Only lines holding the string "this" are wanted; copy each one from the material.

**Source data**
#####
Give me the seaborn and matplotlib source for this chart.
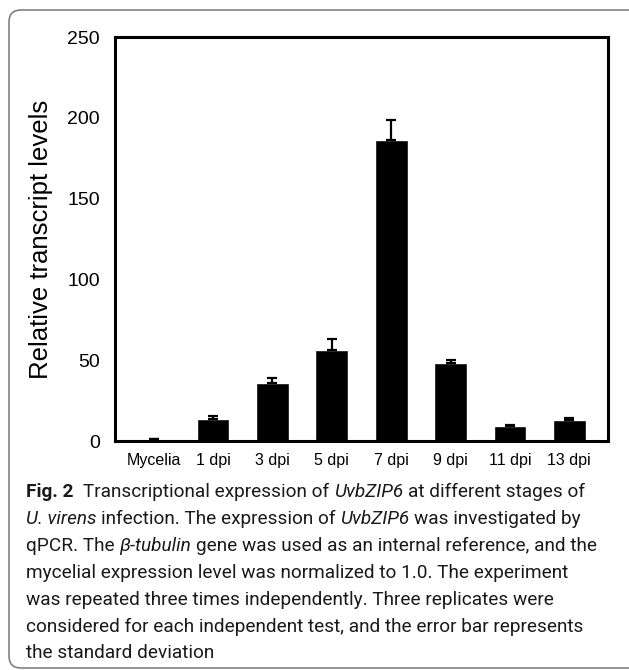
import matplotlib
matplotlib.use("Agg")
import matplotlib.pyplot as plt
import seaborn as sns
import numpy as np
from matplotlib.patches import FancyBboxPatch
from matplotlib.transforms import IdentityTransform

# ---------------- data ----------------
categories = ["Mycelia", "1 dpi", "3 dpi", "5 dpi", "7 dpi", "9 dpi", "11 dpi", "13 dpi"]
values = [1.0, 13.7, 35.7, 56.3, 186.5, 48.0, 9.3, 13.0]
errors = [0.2, 2.0, 3.3, 6.8, 12.4, 2.3, 0.4, 1.0]
yticks = [0, 50, 100, 150, 200, 250]
ylabel = "Relative transcript levels"

caption_lines = [
    [("Fig. 2", "bold"), ("  Transcriptional expression of ", "n"), ("UvbZIP6", "i"), (" at different stages of", "n")],
    [("U. virens", "i"), (" infection. The expression of ", "n"), ("UvbZIP6", "i"), (" was investigated by", "n")],
    [("qPCR. The ", "n"), ("β-tubulin", "i"), (" gene was used as an internal reference, and the", "n")],
    [("mycelial expression level was normalized to 1.0. The experiment", "n")],
    [("was repeated three times independently. Three replicates were", "n")],
    [("considered for each independent test, and the error bar represents", "n")],
    [("the standard deviation", "n")],
]
caption_right = [580, 573, 598, 567, 558, 590, None]

# ---------------- figure ----------------
sns.set_theme(style="white")
plt.rcParams['font.family'] = ['Liberation Sans', 'DejaVu Sans']

W, H = 629, 670
fig = plt.figure(figsize=(W / 100, H / 100), dpi=100)
fig.patch.set_facecolor("white")

ax = fig.add_axes([115 / W, 1 - 441 / H, (608 - 115) / W, (441 - 37) / H])
sns.barplot(x=categories, y=values, color="black", saturation=1, width=0.55,
            errorbar=None, ax=ax)
ax.errorbar(np.arange(len(categories)), values,
            yerr=[np.zeros(len(errors)), errors], fmt="none",
            ecolor="black", elinewidth=1.6, capsize=3.6, capthick=1.6)

ax.set_ylim(0, 250)
ax.set_yticks(yticks)
ax.set_yticklabels([str(v) for v in yticks], fontsize=14)
ax.tick_params(axis="y", length=0, pad=11, colors="black")
ax.tick_params(axis="x", length=0, pad=9, labelsize=11.5, colors="black")
ax.set_xlabel("")
ax.set_ylabel(ylabel, fontsize=18.5, color="black")
ax.yaxis.set_label_coords((53 - 115) / 493, 0.5)
for s in ax.spines.values():
    s.set_visible(True)
    s.set_color("black")
    s.set_linewidth(2.2)
ax.set_facecolor("white")

# ---------------- frame ----------------
frame = FancyBboxPatch((9, H - 668), 660, 668 - 10,
                       boxstyle="round,pad=0,rounding_size=12",
                       transform=IdentityTransform(), facecolor="none",
                       edgecolor="#777777", linewidth=1.1)
fig.add_artist(frame)

# ---------------- caption ----------------
cap_family = ["Roboto", "DejaVu Sans"]
renderer = fig.canvas.get_renderer()


def style_kw(st, size):
    kw = dict(fontsize=size, family=cap_family, color="#1a1a1a")
    if st == "bold":
        kw["fontweight"] = "bold"
    elif st == "i":
        kw["fontstyle"] = "italic"
    return kw


def text_width(s, st, size):
    if s == "":
        return 0.0
    t = fig.text(0, 0, s, transform=IdentityTransform(), **style_kw(st, size))
    w = t.get_window_extent(renderer).width
    t.remove()
    return w


def space_width(st, size):
    return text_width("x x", st, size) - text_width("xx", st, size)


def run_width(s, st, size):
    lead = len(s) - len(s.lstrip(" "))
    trail = len(s) - len(s.rstrip(" "))
    core = s.strip(" ")
    return (lead + trail) * space_width(st, size) + text_width(core, st, size)


def line_width(line, size):
    return sum(run_width(s, st, size) for s, st in line)


x0 = 26
ref = 10.0
ratios = []
for line, r in zip(caption_lines, caption_right):
    if r is not None:
        ratios.append((r - x0) / line_width(line, ref))
cap_size = ref * float(np.mean(ratios))

baselines = [497, 524, 551, 578, 605, 632, 658]
for line, yb in zip(caption_lines, baselines):
    x = x0
    for s, st in line:
        lead = len(s) - len(s.lstrip(" "))
        trail = len(s) - len(s.rstrip(" "))
        core = s.strip(" ")
        sw = space_width(st, cap_size)
        x += lead * sw
        if core:
            fig.text(x, H - yb, core, transform=IdentityTransform(),
                     va="baseline", ha="left", **style_kw(st, cap_size))
            x += text_width(core, st, cap_size)
        x += trail * sw

fig.savefig("out.png", dpi=100, facecolor="white")
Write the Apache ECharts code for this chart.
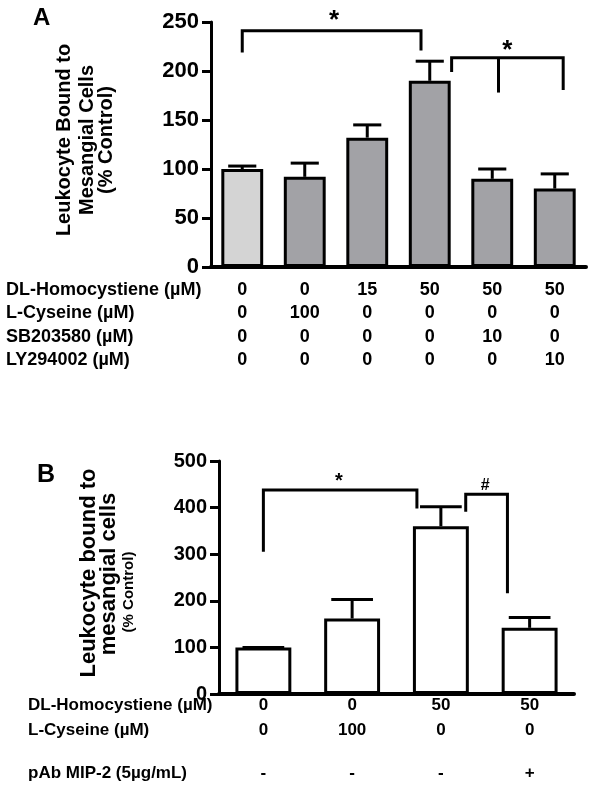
<!DOCTYPE html>
<html><head><meta charset="utf-8">
<script src="https://cdn.jsdelivr.net/npm/echarts@6/dist/echarts.min.js"></script>
<style>html,body{margin:0;padding:0;background:#fff}#c{width:600px;height:805px}</style>
</head><body><div id="c"></div>
<script>
// ---------- Panel A data ----------
const groupsA = ['A1', 'A2', 'A3', 'A4', 'A5', 'A6'];
const meanA = [100, 92, 132, 190, 90, 80];
const errTopA = [103, 106, 145, 210, 100, 95];
const rowLabelsA = ['DL-Homocystiene (\u00B5M)', 'L-Cyseine (\u00B5M)', 'SB203580 (\u00B5M)', 'LY294002 (\u00B5M)'];
const homA = ['0', '0', '15', '50', '50', '50'];
const cysA = ['0', '100', '0', '0', '0', '0'];
const sbA = ['0', '0', '0', '0', '10', '0'];
const lyA = ['0', '0', '0', '0', '0', '10'];
const titleA = ['Leukocyte Bound to', 'Mesangial Cells', '(% Control)'];
// brackets: x in category units, y in data units
const bracketsA = [
  { x1: 0, x2: 2.86, top: 241, y1: 219, y2: 221, mark: '*', sx: 1.47, sy: 257 },
  { x1: 3.35, x2: 5.135, top: 213.6, y1: 199, y2: 180.6, xm: 4.10, ym: 178, mark: '*', sx: 4.24, sy: 226.5 }
];

// ---------- Panel B data ----------
const groupsB = ['B1', 'B2', 'B3', 'B4'];
const meanB = [100, 162, 360, 142];
const errTopB = [100, 203, 402, 164];
const rowLabelsB = ['DL-Homocystiene (\u00B5M)', 'L-Cyseine (\u00B5M)', 'pAb MIP-2 (5\u00B5g/mL)'];
const homB = ['0', '0', '50', '50'];
const cysB = ['0', '100', '0', '0'];
const mipB = ['-', '-', '-', '+'];
const titleB = ['Leukocyte bound to', 'mesangial cells', '(% Control)'];
const bracketsB = [
  { x1: 0, x2: 1.73, top: 437.8, y1: 305, y2: 398, mark: '*', sx: 0.85, sy: 466 },
  { x1: 2.28, x2: 2.75, top: 428.5, y1: 391, y2: 216, mark: '#', sx: 2.50, sy: 448 }
];

const FF = '"Liberation Sans", Arial, sans-serif';

function errRender(capFrac) {
  return function (params, api) {
    const x = api.value(0), m = api.value(1), e = api.value(2);
    const p0 = api.coord([x, m]);
    const p1 = api.coord([x, e]);
    const half = api.size([1, 0])[0] * capFrac / 2;
    const st = { stroke: '#000', lineWidth: 3 };
    return { type: 'group', children: [
      { type: 'line', shape: { x1: p0[0], y1: p0[1], x2: p1[0], y2: p1[1] }, style: st },
      { type: 'line', shape: { x1: p1[0] - half, y1: p1[1], x2: p1[0] + half, y2: p1[1] }, style: st }
    ] };
  };
}

function bracketRender(list, fontSizes) {
  return function (params, api) {
    const b = list[params.dataIndex];
    const x0 = api.coord([0, 0])[0];
    const bw = api.size([1, 0])[0];
    const px = v => x0 + v * bw;
    const py = v => api.coord([0, v])[1];
    const st = { stroke: '#000', lineWidth: 3, fill: null };
    const children = [
      { type: 'polyline', shape: { points: [[px(b.x1), py(b.y1)], [px(b.x1), py(b.top)], [px(b.x2), py(b.top)], [px(b.x2), py(b.y2)]] }, style: st }
    ];
    if (b.xm != null) {
      children.push({ type: 'line', shape: { x1: px(b.xm), y1: py(b.top), x2: px(b.xm), y2: py(b.ym) }, style: st });
    }
    const fs = fontSizes[b.mark];
    const dy = b.mark === '*' ? fs * 0.22 : 0;
    children.push({ type: 'text', x: px(b.sx), y: py(b.sy) + dy,
      style: { text: b.mark, font: 'bold ' + fs + 'px ' + FF, fill: '#000', align: 'center', verticalAlign: 'middle' } });
    return { type: 'group', children };
  };
}

function rowAxis(grid, data, offset, margin, fs) {
  return { gridIndex: grid, type: 'category', data: data, position: 'bottom', offset: offset,
    axisLine: { show: false, onZero: false }, axisTick: { show: false }, splitLine: { show: false },
    axisLabel: { interval: 0, margin: margin, fontSize: fs, fontWeight: 'bold', color: '#000', fontFamily: FF } };
}

function mainX(grid, data) {
  return { gridIndex: grid, type: 'category', data: data, position: 'bottom',
    axisLine: { onZero: false, lineStyle: { color: '#000', width: 4 } },
    axisTick: { show: false }, axisLabel: { show: false }, splitLine: { show: false } };
}

function valY(grid, max, interval, fs) {
  return { gridIndex: grid, type: 'value', min: 0, max: max, interval: interval,
    axisLine: { show: true, lineStyle: { color: '#000', width: 3 } },
    axisTick: { show: true, length: 9, lineStyle: { color: '#000', width: 3 } },
    axisLabel: { margin: 12, fontSize: fs, fontWeight: 'bold', color: '#000', fontFamily: FF },
    splitLine: { show: false } };
}

const graphics = [];
function addText(x, y, text, fs, rot, align) {
  graphics.push({ type: 'text', x: x, y: y, rotation: rot || 0,
    style: { text: text, font: 'bold ' + fs + 'px ' + FF, fill: '#000',
      align: align || 'center', verticalAlign: 'middle' } });
}
addText(33, 18, 'A', 24, 0, 'left');
addText(37, 475, 'B', 25, 0, 'left');
// y titles
addText(64, 140, titleA[0], 20, Math.PI / 2);
addText(87, 140, titleA[1], 20, Math.PI / 2);
addText(106, 140, titleA[2], 20, Math.PI / 2);
addText(89, 573, titleB[0], 22, Math.PI / 2);
addText(109, 574, titleB[1], 22, Math.PI / 2);
addText(129, 592, titleB[2], 15, Math.PI / 2);
// table row labels
const rowYA = [290, 313, 337, 360];
rowLabelsA.forEach((t, i) => addText(6, rowYA[i], t, 18, 0, 'left'));
const rowYB = [705, 730, 773];
rowLabelsB.forEach((t, i) => addText(28, rowYB[i], t, 17, 0, 'left'));

const option = {
  animation: false,
  backgroundColor: '#fff',
  textStyle: { fontFamily: FF },
  grid: [
    { left: 211, top: 22, width: 375, height: 245 },
    { left: 219, top: 461, width: 355, height: 233 }
  ],
  xAxis: [
    mainX(0, groupsA),
    rowAxis(0, homA, 0, 14, 18),
    rowAxis(0, cysA, 23, 14, 18),
    rowAxis(0, sbA, 47, 14, 18),
    rowAxis(0, lyA, 70, 14, 18),
    mainX(1, groupsB),
    rowAxis(1, homB, 0, 3, 17),
    rowAxis(1, cysB, 25, 3, 17),
    rowAxis(1, mipB, 68, 3, 17)
  ],
  yAxis: [valY(0, 250, 50, 22), valY(1, 500, 100, 20)],
  series: [
    { type: 'bar', xAxisIndex: 0, yAxisIndex: 0, barWidth: '67%',
      itemStyle: { color: '#a2a2a6', borderColor: '#000', borderWidth: 3 },
      data: meanA.map((v, i) => i === 0 ? { value: v, itemStyle: { color: '#d4d4d4' } } : v) },
    { type: 'custom', xAxisIndex: 0, yAxisIndex: 0, z: 5, renderItem: errRender(0.45),
      encode: { x: 0, y: [1, 2] }, data: meanA.map((v, i) => [i, v, errTopA[i]]) },
    { type: 'custom', xAxisIndex: 0, yAxisIndex: 0, z: 5, clip: false,
      renderItem: bracketRender(bracketsA, { '*': 26, '#': 15 }),
      encode: { x: 0, y: 1 }, data: bracketsA.map((b, i) => [i, b.top]) },
    { type: 'bar', xAxisIndex: 5, yAxisIndex: 1, barWidth: '63%',
      itemStyle: { color: '#fff', borderColor: '#000', borderWidth: 3 },
      data: meanB },
    { type: 'custom', xAxisIndex: 5, yAxisIndex: 1, z: 5, renderItem: errRender(0.47),
      encode: { x: 0, y: [1, 2] }, data: meanB.map((v, i) => [i, v, errTopB[i]]) },
    { type: 'custom', xAxisIndex: 5, yAxisIndex: 1, z: 5, clip: false,
      renderItem: bracketRender(bracketsB, { '*': 20, '#': 16 }),
      encode: { x: 0, y: 1 }, data: bracketsB.map((b, i) => [i, b.top]) }
  ],
  graphic: graphics
};
const chart = echarts.init(document.getElementById('c'), null, { renderer: 'canvas' });
chart.setOption(option);
</script>
</body></html>
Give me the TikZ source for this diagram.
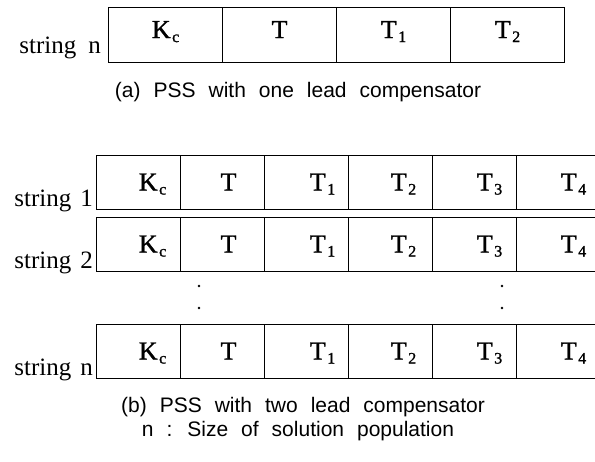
#####
**Task answer**
Give me the seaborn and matplotlib source for this chart.
Write the Apache ECharts code for this chart.
Give me the TikZ source for this diagram.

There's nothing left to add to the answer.